I recently met a Dartmouth student on a New England-bound bus. She was on her way to her alma mater to attend her boyfriend’s graduation, while I was heading in the same direction to visit family. We got into conversation.
My travel companion was confident, polished, and impressive. Were she born decades earlier, she might’ve personified the “best and brightest,” the label historian David Halberstam ironically ascribed to Kennedy-era overeducated whiz kids. A future of infinite possibility lay on her charmed horizon.
There was something very familiar about her obvious precocity and professional aspirations, as my affluent hometown was brimming with bright young things with the same career ambitions. I’m not referencing going into public service, education, or science. Such endeavors are passé. I refer to that zeitgeist-defining objective: the pursuit of riches on Wall Street.
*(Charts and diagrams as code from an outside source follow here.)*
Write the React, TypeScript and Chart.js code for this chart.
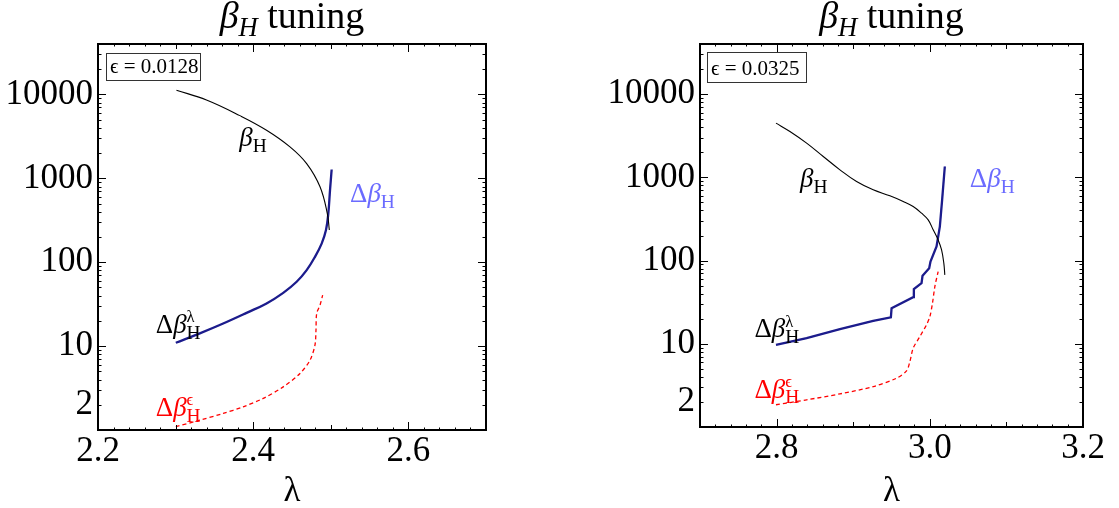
import React, { useEffect, useRef } from "react";
import { Chart, registerables } from "chart.js";

Chart.register(...registerables);

const SERIF = "'Liberation Serif', 'DejaVu Serif', 'Times New Roman', serif";

// ---------- Left panel (epsilon = 0.0128) ----------
const leftBetaHLambda = [2.3011, 2.3398, 2.3828, 2.4172, 2.4474, 2.4689, 2.4861, 2.4955, 2.4981];
const leftBetaHValue = [11250, 8600, 5600, 3750, 2375, 1500, 793, 381, 242];
const leftDeltaLamLambda = [2.3003, 2.3312, 2.3613, 2.3914, 2.4172, 2.4387, 2.456, 2.4689, 2.4796, 2.4882, 2.4938, 2.4968, 2.499, 2.5011];
const leftDeltaLamValue = [10.96, 14.2, 18.6, 24.9, 32.3, 43.2, 58.5, 80.5, 116, 167, 242, 381, 723, 1276];
const leftDeltaEpsLambda = [2.3003, 2.3312, 2.3613, 2.3871, 2.4129, 2.4387, 2.4603, 2.4732, 2.4796, 2.4809, 2.4818, 2.4861, 2.4895];
const leftDeltaEpsValue = [1.094, 1.31, 1.575, 1.89, 2.38, 3.27, 4.72, 6.8, 10.3, 15.5, 24.5, 30.8, 40.5];

// ---------- Right panel (epsilon = 0.0325) ----------
const rightBetaHLambda = [2.7992, 2.8174, 2.8392, 2.8609, 2.8827, 2.9044, 2.9261, 2.9479, 2.9653, 2.9783, 2.9892, 2.9979, 3.0044, 3.0109, 3.0153, 3.0183, 3.0196];
const rightBetaHValue = [4480, 3555, 2575, 1780, 1231, 891, 708, 600, 513, 446, 371, 308, 234, 177, 135, 93, 67.3];
const rightDeltaLamLambda = [2.7992, 2.8392, 2.8827, 2.9261, 2.9492, 2.9501, 2.9783, 2.9792, 2.9892, 2.9905, 2.9992, 3.0009, 3.0088, 3.0131, 3.0161, 3.0196];
const rightDeltaLamValue = [9.7, 11.7, 15.0, 18.8, 20.8, 26.8, 36.3, 45.3, 53.5, 65.5, 81, 97.3, 148, 256, 537, 1350];
const rightDeltaEpsLambda = [2.7992, 2.8392, 2.8827, 2.9261, 2.9566, 2.9696, 2.974, 2.9783, 2.987, 2.9957, 3.0001, 3.0035, 3.0066, 3.0109];
const rightDeltaEpsValue = [1.85, 2.12, 2.5, 3.06, 3.86, 4.72, 6.1, 8.85, 12.2, 16.9, 21.2, 30.8, 48.7, 73.8];

// ---------- Axes ----------
const yTickValues = [2, 10, 100, 1000, 10000];
const yMajorMarks = [1, 10, 100, 1000, 10000];
const yRange = [1, 40000];
const leftXTickValues = [2.2, 2.4, 2.6];
const rightXTickValues = [2.8, 3.0, 3.2];
const leftXRange = [2.2, 2.7];
const rightXRange = [2.7, 3.2];
const leftEpsilon = "0.0128";
const rightEpsilon = "0.0325";

type Seg = { t: string; it?: boolean; s?: number; dy?: number; stack?: boolean };

const titleSegs: Seg[] = [
  { t: "β", it: true },
  { t: "H", it: true, s: 0.7, dy: 0.22 },
  { t: " tuning" },
];
const betaSegs: Seg[] = [{ t: "β", it: true }, { t: "H", s: 0.72, dy: 0.22 }];
const deltaSegs: Seg[] = [{ t: "Δ" }, { t: "β", it: true }, { t: "H", s: 0.72, dy: 0.22 }];
const deltaLamSegs: Seg[] = [
  { t: "Δ" },
  { t: "β", it: true },
  { t: "H", s: 0.72, dy: 0.22 },
  { t: "λ", s: 0.62, dy: -0.4, stack: true },
];
const deltaEpsSegs: Seg[] = [
  { t: "Δ" },
  { t: "β", it: true },
  { t: "H", s: 0.72, dy: 0.22 },
  { t: "ϵ", s: 0.62, dy: -0.4, stack: true },
];

function layoutRich(ctx: CanvasRenderingContext2D, segs: Seg[], size: number, draw: boolean, x: number, y: number) {
  let cx = x;
  let prevStart = x;
  for (const seg of segs) {
    const fs = size * (seg.s ?? 1);
    ctx.font = `${seg.it ? "italic " : ""}${fs}px ${SERIF}`;
    const w = ctx.measureText(seg.t).width;
    const sx = seg.stack ? prevStart : cx;
    if (draw) ctx.fillText(seg.t, sx, y + (seg.dy ?? 0) * size);
    if (seg.stack) {
      cx = Math.max(cx, sx + w);
    } else {
      prevStart = sx;
      cx = sx + w;
    }
  }
  return cx - x;
}

function drawRich(ctx: CanvasRenderingContext2D, segs: Seg[], x: number, y: number, size: number, color: string, align = "left") {
  ctx.save();
  ctx.fillStyle = color;
  ctx.textAlign = "left";
  ctx.textBaseline = "alphabetic";
  let sx = x;
  if (align === "center") sx = x - layoutRich(ctx, segs, size, false, 0, 0) / 2;
  layoutRich(ctx, segs, size, true, sx, y);
  ctx.restore();
}

type LabelCfg = { segs: Seg[]; x: number; y: number; size: number; color: string };
type PanelCfg = {
  key: string;
  xRange: number[];
  xTicks: number[];
  eps: string;
  box: number[]; // dx, dy, w, h relative to chart area
  labels: LabelCfg[];
  titleY: number;
  xLabelY: number;
};

function makePanelPlugin(cfg: PanelCfg) {
  return {
    id: "panel" + cfg.key,
    afterDraw(chart: any) {
      const { ctx, chartArea: a } = chart;
      const xs = chart.scales.x;
      const ys = chart.scales.y;
      ctx.save();
      ctx.strokeStyle = "#000";
      ctx.lineWidth = 1;
      const vt = (v: number, len: number) => {
        const p = Math.round(xs.getPixelForValue(v)) + 0.5;
        ctx.beginPath();
        ctx.moveTo(p, a.bottom);
        ctx.lineTo(p, a.bottom - len);
        ctx.moveTo(p, a.top);
        ctx.lineTo(p, a.top + len);
        ctx.stroke();
      };
      const ht = (v: number, len: number) => {
        const p = Math.round(ys.getPixelForValue(v)) + 0.5;
        ctx.beginPath();
        ctx.moveTo(a.left, p);
        ctx.lineTo(a.left + len, p);
        ctx.moveTo(a.right, p);
        ctx.lineTo(a.right - len, p);
        ctx.stroke();
      };
      const [x0, x1] = cfg.xRange;
      for (let i = 0; ; i++) {
        const v = x0 + i * 0.02;
        if (v > x1 + 1e-9) break;
        vt(v, 2.5);
      }
      for (let i = 0; ; i++) {
        const v = x0 + i * 0.1;
        if (v > x1 + 1e-9) break;
        vt(v, 5);
      }
      cfg.xTicks.forEach((v) => vt(v, 8));
      for (let d = 0; d <= 4; d++) {
        for (let m = 2; m <= 9; m++) {
          const v = m * Math.pow(10, d);
          if (v < yRange[1]) ht(v, 3.5);
        }
      }
      yMajorMarks.forEach((v) => ht(v, 8));

      // frame
      ctx.lineWidth = 2;
      ctx.strokeRect(a.left, a.top, a.right - a.left, a.bottom - a.top);

      // epsilon box
      const [bx, by, bw, bh] = cfg.box;
      ctx.lineWidth = 1;
      ctx.strokeStyle = "#333";
      ctx.strokeRect(Math.round(a.left + bx) + 0.5, Math.round(a.top + by) + 0.5, bw, bh);
      ctx.fillStyle = "#000";
      ctx.font = `21px ${SERIF}`;
      ctx.textAlign = "left";
      ctx.textBaseline = "alphabetic";
      ctx.fillText("ϵ = " + cfg.eps, a.left + bx + 4, a.top + by + bh - 7);

      // curve labels
      cfg.labels.forEach((l) => {
        drawRich(ctx, l.segs, xs.getPixelForValue(l.x), ys.getPixelForValue(l.y), l.size, l.color);
      });

      // title and x label
      const cx = (a.left + a.right) / 2;
      drawRich(ctx, titleSegs, cx, cfg.titleY, 38, "#000", "center");
      ctx.fillStyle = "#000";
      ctx.font = `35px ${SERIF}`;
      ctx.textAlign = "center";
      ctx.fillText("λ", cx, cfg.xLabelY);
      ctx.restore();
    },
  };
}

function pts(xs: number[], ys: number[]) {
  return xs.map((x, i) => ({ x, y: ys[i] }));
}

type PanelProps = {
  left: number;
  width: number;
  yAxisWidth: number;
  xAxisHeight: number;
  rightPad: number;
  betaX: number[];
  betaY: number[];
  lamX: number[];
  lamY: number[];
  epsX: number[];
  epsY: number[];
  lamTension: number;
  cfg: PanelCfg;
};

function Panel(p: PanelProps) {
  const ref = useRef<HTMLCanvasElement>(null);
  useEffect(() => {
    if (!ref.current) return;
    const chart = new Chart(ref.current, {
      type: "scatter",
      data: {
        datasets: [
          {
            label: "betaH",
            data: pts(p.betaX, p.betaY),
            showLine: true,
            borderColor: "#000",
            borderWidth: 1.1,
            pointRadius: 0,
            tension: 0.4,
          },
          {
            label: "deltaLambda",
            data: pts(p.lamX, p.lamY),
            showLine: true,
            borderColor: "#1c1c8c",
            borderWidth: 2.3,
            pointRadius: 0,
            tension: p.lamTension,
          },
          {
            label: "deltaTotal",
            data: pts(p.lamX, p.lamY),
            showLine: true,
            borderColor: "#9a9aff",
            borderWidth: 1.2,
            borderDash: [4, 3],
            pointRadius: 0,
            tension: p.lamTension,
          },
          {
            label: "deltaEps",
            data: pts(p.epsX, p.epsY),
            showLine: true,
            borderColor: "#ff0000",
            borderWidth: 1.3,
            borderDash: [4, 3],
            pointRadius: 0,
            tension: 0.3,
          },
        ],
      },
      options: {
        animation: false,
        responsive: false,
        devicePixelRatio: 1,
        layout: { padding: { left: 0, right: p.rightPad, top: 44, bottom: 0 } },
        plugins: { legend: { display: false }, tooltip: { enabled: false } },
        scales: {
          x: {
            type: "linear",
            min: p.cfg.xRange[0],
            max: p.cfg.xRange[1],
            grid: { display: false, drawTicks: false },
            border: { display: false },
            afterBuildTicks: (s: any) => {
              s.ticks = p.cfg.xTicks.map((v) => ({ value: v }));
            },
            afterFit: (s: any) => {
              s.height = p.xAxisHeight;
            },
            ticks: {
              autoSkip: false,
              maxRotation: 0,
              padding: 1,
              color: "#000",
              font: { family: SERIF, size: 35 },
              callback: (v: any) => Number(v).toFixed(1),
            },
          },
          y: {
            type: "logarithmic",
            min: yRange[0],
            max: yRange[1],
            grid: { display: false, drawTicks: false },
            border: { display: false },
            afterBuildTicks: (s: any) => {
              s.ticks = yTickValues.map((v) => ({ value: v }));
            },
            afterFit: (s: any) => {
              s.width = p.yAxisWidth;
            },
            ticks: {
              autoSkip: false,
              padding: 5,
              color: "#000",
              font: { family: SERIF, size: 35 },
              callback: (v: any) => String(v),
            },
          },
        },
      },
      plugins: [makePanelPlugin(p.cfg)],
    } as any);
    return () => chart.destroy();
  }, []);
  return (
    <div style={{ position: "absolute", left: p.left, top: 0, width: p.width, height: 508 }}>
      <canvas ref={ref} width={p.width} height={508} style={{ display: "block" }} />
    </div>
  );
}

const leftCfg: PanelCfg = {
  key: "L",
  xRange: leftXRange,
  xTicks: leftXTickValues,
  eps: leftEpsilon,
  box: [8, 9, 94, 27],
  titleY: 28,
  xLabelY: 501,
  labels: [
    { segs: betaSegs, x: 2.382, y: 2420, size: 27, color: "#000" },
    { segs: deltaSegs, x: 2.5248, y: 520, size: 27, color: "#6b6bff" },
    { segs: deltaLamSegs, x: 2.2745, y: 14.4, size: 27, color: "#000" },
    { segs: deltaEpsSegs, x: 2.2745, y: 1.47, size: 27, color: "#ff0000" },
  ],
};

const rightCfg: PanelCfg = {
  key: "R",
  xRange: rightXRange,
  xTicks: rightXTickValues,
  eps: rightEpsilon,
  box: [7, 8, 99, 30],
  titleY: 28,
  xLabelY: 501,
  labels: [
    { segs: betaSegs, x: 2.8305, y: 774, size: 27, color: "#000" },
    { segs: deltaSegs, x: 3.0523, y: 774, size: 27, color: "#6b6bff" },
    { segs: deltaLamSegs, x: 2.771, y: 11.9, size: 27, color: "#000" },
    { segs: deltaEpsSegs, x: 2.771, y: 2.26, size: 27, color: "#ff0000" },
  ],
};

export default function App() {
  return (
    <div style={{ position: "absolute", left: 0, top: 0, width: 1119, height: 508, background: "#fff", overflow: "hidden" }}>
      <Panel
        left={0}
        width={560}
        yAxisWidth={98}
        xAxisHeight={78}
        rightPad={74}
        betaX={leftBetaHLambda}
        betaY={leftBetaHValue}
        lamX={leftDeltaLamLambda}
        lamY={leftDeltaLamValue}
        epsX={leftDeltaEpsLambda}
        epsY={leftDeltaEpsValue}
        lamTension={0.4}
        cfg={leftCfg}
      />
      <Panel
        left={560}
        width={559}
        yAxisWidth={140}
        xAxisHeight={81}
        rightPad={36}
        betaX={rightBetaHLambda}
        betaY={rightBetaHValue}
        lamX={rightDeltaLamLambda}
        lamY={rightDeltaLamValue}
        epsX={rightDeltaEpsLambda}
        epsY={rightDeltaEpsValue}
        lamTension={0}
        cfg={rightCfg}
      />
    </div>
  );
}
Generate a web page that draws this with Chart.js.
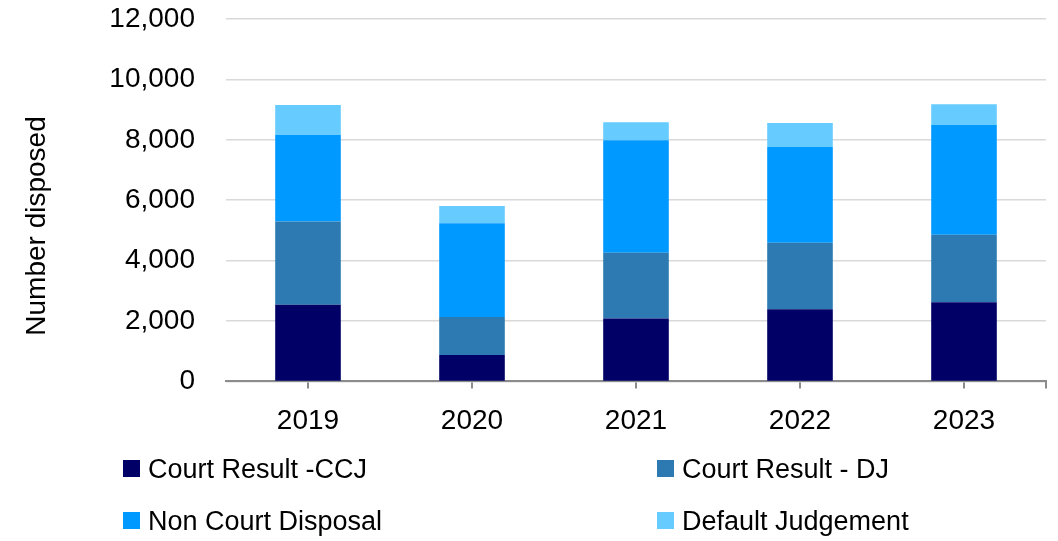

The lure of high finance isn’t new. Before the financial crisis, nearly half the graduates of prestigious universities like Dartmouth went into finance or finance-related consulting. That number plunged when Wall Street hubris sent the global economy into a tailspin and the once-mighty houses of finance teetered on the brink, but the government bailout saved the same firms and the stock market is soaring anew. Happy times are here again. As a result, high finance is again hanging out hiring shingles, and the well bred are answering the call. My travel companion was one. She was spending the summer between her junior and senior years in lower Manhattan, logging 16-hour days as a financial analyst trainee in hopes that her hard work would be rewarded with a job offer upon graduation.
Her aspirations contrasted with those championed by Dartmouth’s commencement speaker, the educator Geoffrey Canada. “I have always been deeply moved by the sacrifices that others have made to make our country the greatest nation on Earth,” he told the school’s graduates gathered on the university quad. “Our country was created, molded, and improved by men and women whose moral compass was not moved by the influence of wealth, prestige, or notoriety.” Canada’s examples of such persons: Rosa Parks, Bobby Kennedy, and Martin Luther King, Jr.—not a Wall Street tycoon among them.
Canada’s speech likely did not change the career aspirations of anyone in the audience, including my bus companion. Few if any of the future financiers in robes and tasseled mortarboards would turn down lucrative offers from Goldman Sachs or JP Morgan because of his impassioned words. His was likely an unanswered clarion call.
But should it matter that many of the country’s brightest college graduates gravitate to Wall Street? Quartz’s Zachery Seward and Roberto Ferdman call the trend a “bad omen.” They note, “Whenever the portion of Harvard College graduates choosing finance or consulting for their careers has increased, the stock market has declined the following year.” The reverse is also true: less Harvard graduates heading to Wall Street corresponds to market rebounds.
Seward and Ferdman aren’t making a serious case, however. Correlation, they remind, doesn’t necessarily imply causation. Still, they might be onto something.
Recent Commerce Department data indicates that the financial sector’s share of gross domestic product now exceeds eight percent, a larger percentage than before the recession. By contrast, in 1950 during an era of robust economic growth, the sector accounted for just 2.8 percent of GDP. Back then banking was famously boring. It was also less crisis-prone—hardly a coincidence.
While a well-regulated financial sector serves an important purpose by helping to efficiently allocate capital to productive ends, its current size and scope (and political heft) is alarming. Research by New York University economist Thomas Philippon bears this out. The sector has experienced an explosion of trading activity whose social value, he ambiguously declares, “is difficult to assess.” Philippon’s research suggests that finance’s share of GDP really ought to be about two percentage points lower than it is now.
Thus, the financial sector as currently configured is doubly worrying. It’s overinflated and under-regulated, rendering it a crisis-prone behemoth that presents a grave risk to the global economy, a lesson we failed to learn in 2008. Its outsized role in the economy also helps produce an outsized demand for the country’s best young talent that could otherwise go into professions that provide societal value. That is, instead of making careers in fields that actually help make the country great, as Canada urges, many Ivy Leaguers and others are sucked into Wall Street’s golden vortex.
Not that any of this was of concern to my travel companion. She was already greedily anticipating her Wall Street bonus.